Forum Moderators: Robert Charlton & goodroi
www.example.com/product is the current well indexed and highly ranked site.
www.example.com/test/product .. if I put rel no follow no index on everything with these URLs that start www.example.com/test/ will that harm my regular site at all or is it fine? I need to make sure.
Thanks very much in advance.
[edited by: tedster at 7:44 pm (utc) on Sep. 19, 2008]
[edit reason] switch to example.com - it can never be owned [/edit]
To exclude volumes of content, and in particular a subdirectory, the Robots Exclusion Protocol is what you need. A robots.txt file can exclude all spiders from your test directory with the content below:
User-agent: *
Disallow: /test/
Naturally, you're also well advised to ensure there are no links to your test content.
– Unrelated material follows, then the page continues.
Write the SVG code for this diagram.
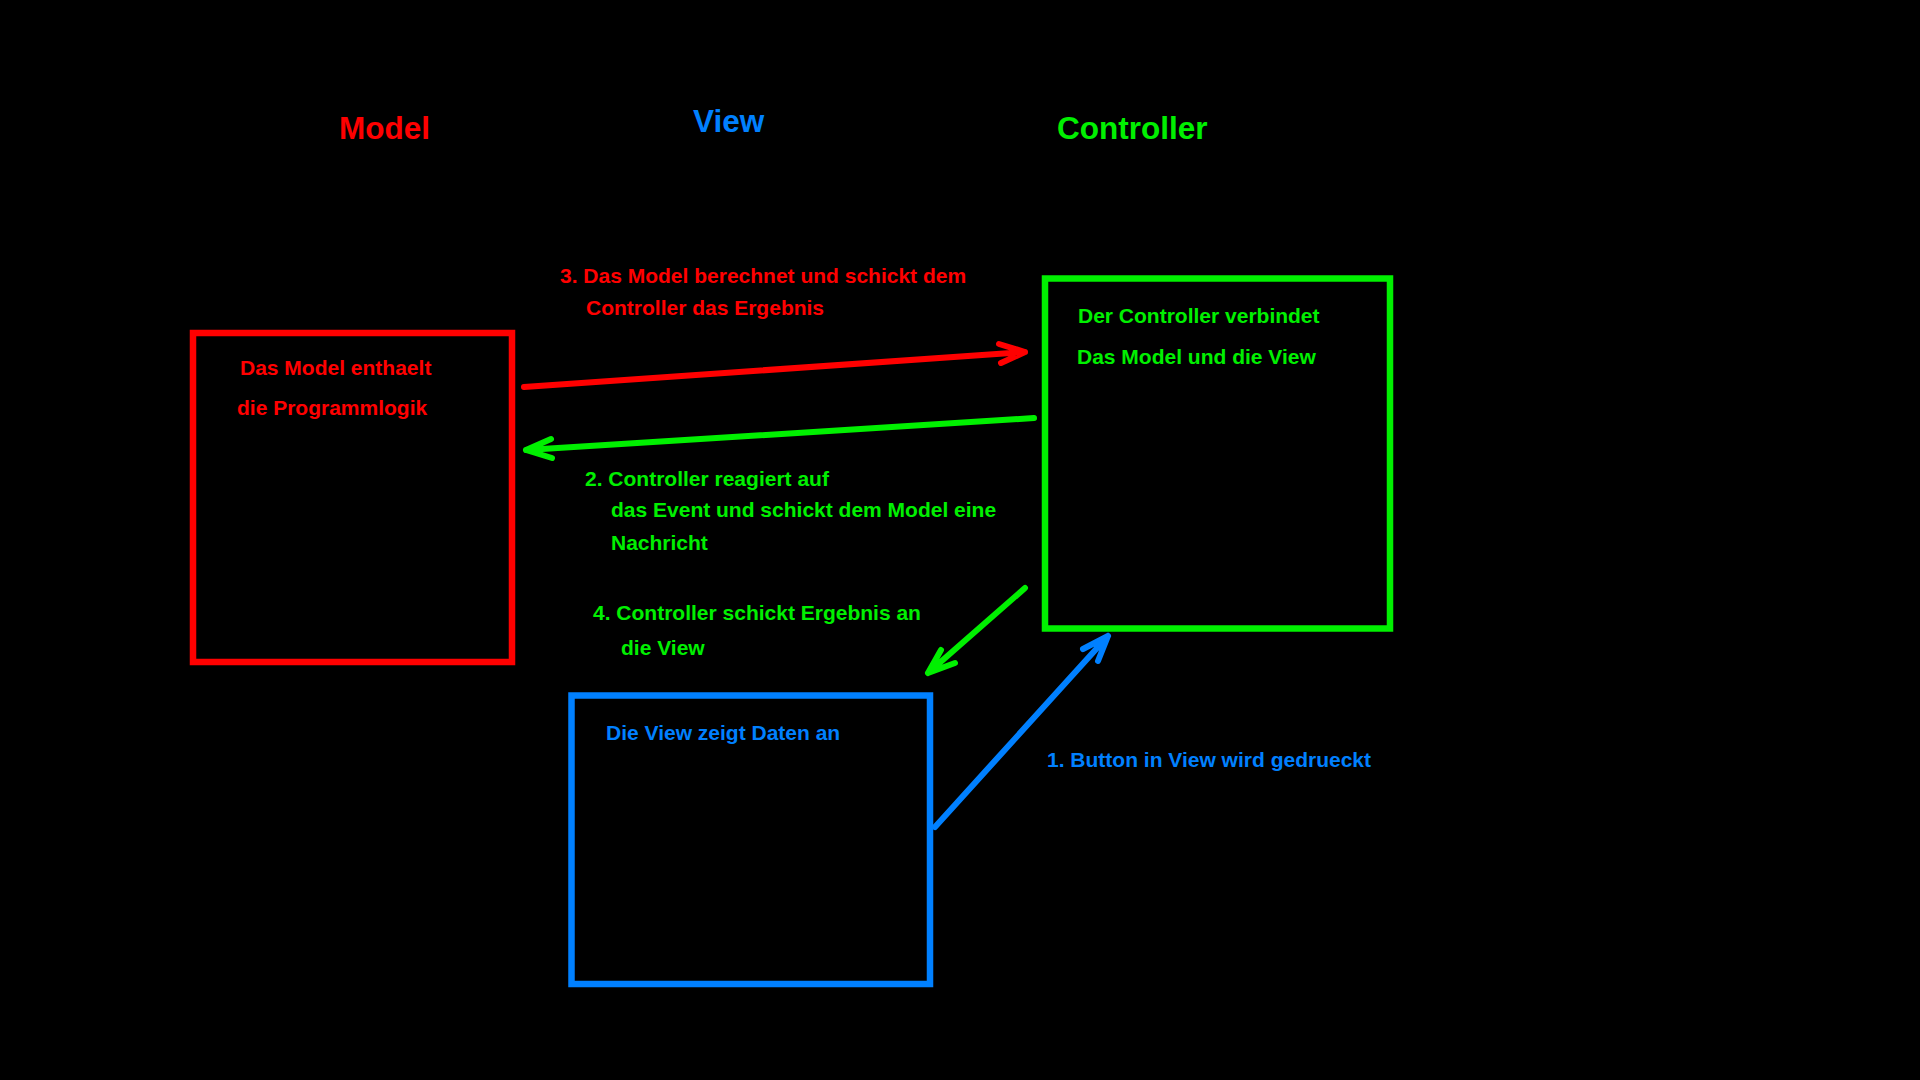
<svg xmlns="http://www.w3.org/2000/svg" width="1920" height="1080" viewBox="0 0 1920 1080">
<style>
text{font-family:"Liberation Sans",Arial,sans-serif;font-weight:bold;}
.t{font-size:31.5px;}
.s{font-size:21px;}
.red{fill:#ff0000;}
.grn{fill:#00f000;}
.blu{fill:#0080ff;}
.box{fill:none;stroke-width:6.5;}
.ln{fill:none;stroke-width:6;stroke-linecap:round;stroke-linejoin:round;}
</style>
<rect width="1920" height="1080" fill="#000"/>
<g id="titles">
<text class="t red" x="339" y="139">Model</text>
<text class="t blu" x="693" y="132">View</text>
<text class="t grn" x="1057" y="139">Controller</text>
</g>
<g id="model">
<rect class="box" x="193" y="333" width="319" height="329" stroke="#ff0000"/>
<text class="s red" x="240" y="375">Das Model enthaelt</text>
<text class="s red" x="237" y="415">die Programmlogik</text>
</g>
<g id="controller">
<rect class="box" x="1045" y="278.5" width="345" height="350" stroke="#00f000"/>
<text class="s grn" x="1078" y="323">Der Controller verbindet</text>
<text class="s grn" x="1077" y="364">Das Model und die View</text>
</g>
<g id="view">
<rect class="box" x="571.5" y="695.5" width="358.5" height="288.5" stroke="#0080ff"/>
<text class="s blu" x="606" y="740">Die View zeigt Daten an</text>
</g>
<g id="connectors">
<path class="ln" stroke="#ff0000" d="M524,387 L1025,352 M999,344 L1025,352 L1001,363"/>
<path class="ln" stroke="#00f000" d="M1034,418 L526,450 M551,439 L526,450 L552,458"/>
<path class="ln" stroke="#00f000" d="M1025,588 L928,673 M941,650 L928,673 L955,663"/>
<path class="ln" stroke="#0080ff" d="M935,827 L1108,636 M1083,649 L1108,636 L1098,661"/>
</g>
<g id="labels">
<text class="s red" x="560" y="283">3. Das Model berechnet und schickt dem</text>
<text class="s red" x="586" y="315">Controller das Ergebnis</text>
<text class="s grn" x="585" y="486">2. Controller reagiert auf</text>
<text class="s grn" x="611" y="517">das Event und schickt dem Model eine</text>
<text class="s grn" x="611" y="550">Nachricht</text>
<text class="s grn" x="593" y="620">4. Controller schickt Ergebnis an</text>
<text class="s grn" x="621" y="655">die View</text>
<text class="s blu" x="1047" y="767">1. Button in View wird gedrueckt</text>
</g>
</svg>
Some people (myself included) prefer password-protecting development pages via HTTP authentication - while you can exclude spiders, that doesn't stop your pages being publicly available.
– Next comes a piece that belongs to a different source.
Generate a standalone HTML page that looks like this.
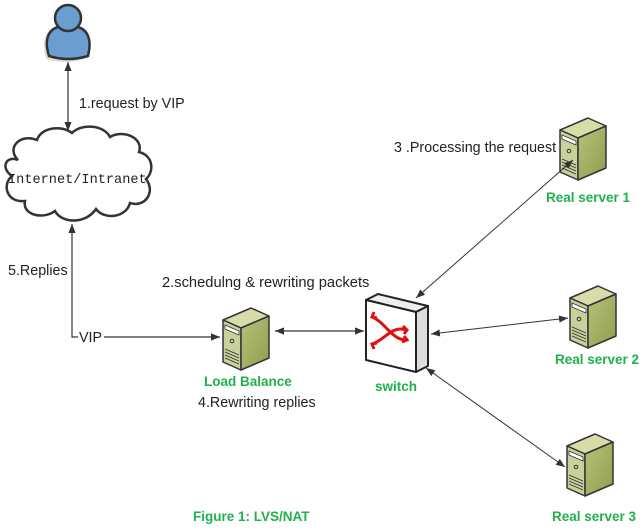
<!DOCTYPE html>
<html><head><meta charset="utf-8"><style>
html,body{margin:0;padding:0;background:#fff;width:642px;height:530px;overflow:hidden}
svg{display:block}
text{font-family:"Liberation Sans",sans-serif;font-size:14.3px;fill:#222}
.g{fill:#1fb14a;font-weight:bold;font-size:13.5px}
</style></head><body>
<svg width="642" height="530" viewBox="0 0 642 530" xmlns="http://www.w3.org/2000/svg">
<defs>
<marker id="a" viewBox="0 0 10 10" refX="10" refY="5" markerWidth="9" markerHeight="9" orient="auto-start-reverse" markerUnits="userSpaceOnUse"><path d="M0,1 L10,5 L0,9 z" fill="#333"/></marker>
<linearGradient id="sg" x1="0" y1="0" x2="1" y2="1"><stop offset="0" stop-color="#b6c27c"/><stop offset="1" stop-color="#8e9e4c"/></linearGradient>
<g id="srv">
 <polygon points="0,12 28,0 46,8 18,20" fill="#d8dca8" stroke="#333" stroke-width="1.5" stroke-linejoin="round"/>
 <polygon points="0,12 18,20 18,62 0,54" fill="#c9d09a" stroke="#333" stroke-width="1.5" stroke-linejoin="round"/>
 <polygon points="18,20 46,8 46,50 18,62" fill="url(#sg)" stroke="#333" stroke-width="1.5" stroke-linejoin="round"/>
 <polygon points="2,17 16,23 16,27 2,21" fill="#fff" stroke="#333" stroke-width="0.8"/>
 <circle cx="9" cy="33" r="1.8" fill="none" stroke="#333"/>
 <path d="M2,41 L16,47 M2,44 L16,50 M2,47 L16,53 M2,50 L16,56" stroke="#333" stroke-width="0.9"/>
</g>
</defs>

<!-- person -->
<path d="M49,58 C44,40 48,30 58,27 Q68,32 78,27 C88,30 92,40 88,58 Q68,64 49,58 Z" fill="#bbb" opacity="0.5" transform="translate(-3,1)"/>
<path d="M49,56 C44,40 48,30 58,27 Q68,32 78,27 C88,30 92,40 88,56 Q68,62 49,56 Z" fill="#6a9ed0" stroke="#333" stroke-width="2.5"/>
<circle cx="68" cy="18" r="13" fill="#6a9ed0" stroke="#333" stroke-width="2.5"/>

<line x1="68" y1="62" x2="68" y2="131" stroke="#333" stroke-width="1.2" marker-start="url(#a)" marker-end="url(#a)"/>
<text x="79" y="108">1.request  by VIP</text>

<!-- cloud -->
<path d="M18,160 C6,148 20,133 37,140 C41,127 62,125 72,133 C82,123 104,125 110,137 C123,129 144,138 139,152 C154,156 154,172 146,179 C156,192 145,208 130,203 C126,218 104,220 96,209 C86,224 62,224 55,211 C43,220 22,215 25,201 C6,203 2,184 12,176 C0,168 6,155 18,160 Z" fill="#fff" stroke="#333" stroke-width="2.5"/>
<text x="8" y="183" style="font-family:'Liberation Mono',monospace;font-size:13.6px">Internet/Intranet</text>

<polyline points="72,224 72,337 78,337" fill="none" stroke="#333" stroke-width="1.2" marker-start="url(#a)"/>
<text x="79" y="342">VIP</text>
<line x1="104" y1="337" x2="220" y2="337" stroke="#333" stroke-width="1.2" marker-end="url(#a)"/>
<text x="8" y="275">5.Replies</text>
<text x="162" y="287" style="font-size:14.7px">2.schedulng &amp; rewriting packets</text>

<use href="#srv" x="223" y="308"/>
<text x="204" y="386" class="g">Load Balance</text>
<text x="198" y="407">4.Rewriting replies</text>

<line x1="275" y1="331" x2="364" y2="331" stroke="#333" stroke-width="1.2" marker-start="url(#a)" marker-end="url(#a)"/>

<!-- switch -->
<polygon points="366,300 378,294 428,306 416,312" fill="#eee" stroke="#222" stroke-width="2" stroke-linejoin="round"/>
<polygon points="416,312 428,306 428,366 416,372" fill="#ddd" stroke="#222" stroke-width="2" stroke-linejoin="round"/>
<polygon points="366,300 416,312 416,372 366,360" fill="#fff" stroke="#222" stroke-width="2" stroke-linejoin="round"/>
<path d="M372,317 C385,322 392,340 406,340 M372,344 C385,340 392,325 406,330 M374,312 l-2,5 5,1 M404,336 l3,4 -5,2 M374,349 l-2,-5 5,-1 M403,326 l4,4 -3,4" stroke="#e01010" stroke-width="3" fill="none"/>
<text x="375" y="391" class="g">switch</text>

<!-- servers -->
<use href="#srv" x="560" y="118"/>
<text x="394" y="152">3 .Processing the request</text>
<text x="546" y="202" class="g">Real server 1</text>
<line x1="416" y1="298" x2="573" y2="160" stroke="#333" stroke-width="1" marker-start="url(#a)" marker-end="url(#a)"/>

<use href="#srv" x="570" y="286"/>
<text x="555" y="364" class="g">Real server 2</text>
<line x1="431" y1="334" x2="568" y2="318" stroke="#333" stroke-width="1" marker-start="url(#a)" marker-end="url(#a)"/>

<use href="#srv" x="567" y="434"/>
<text x="552" y="521" class="g">Real server 3</text>
<line x1="426" y1="368" x2="565" y2="467" stroke="#333" stroke-width="1" marker-start="url(#a)" marker-end="url(#a)"/>

<text x="193" y="521" class="g">Figure 1: LVS/NAT</text>
</svg>
</body></html>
If you're split testing or similar, robots exclusion is the way to go. You can also use a meta robots element if it's only a few pages, e.g. <meta name="robots" content="none">.
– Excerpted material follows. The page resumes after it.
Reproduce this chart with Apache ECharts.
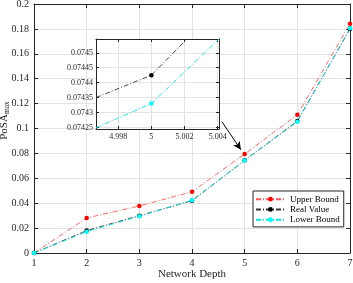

So knowing that, what do you advise and how confidant are you that the regualar, real site won't get penalized for having a /Test section of dup pages showing yahoo ppc feeds for example.
Thanks so much.
In addition, the vast majority of pay per click URLs (Yahoo's included) go through a redirect that is it itself robots excluded, so it is quite hard for search engines to even discover URLs used there. They can still pick them up occasionally, but it still won't affect your organic search results (as long the test is conducted on excluded pages).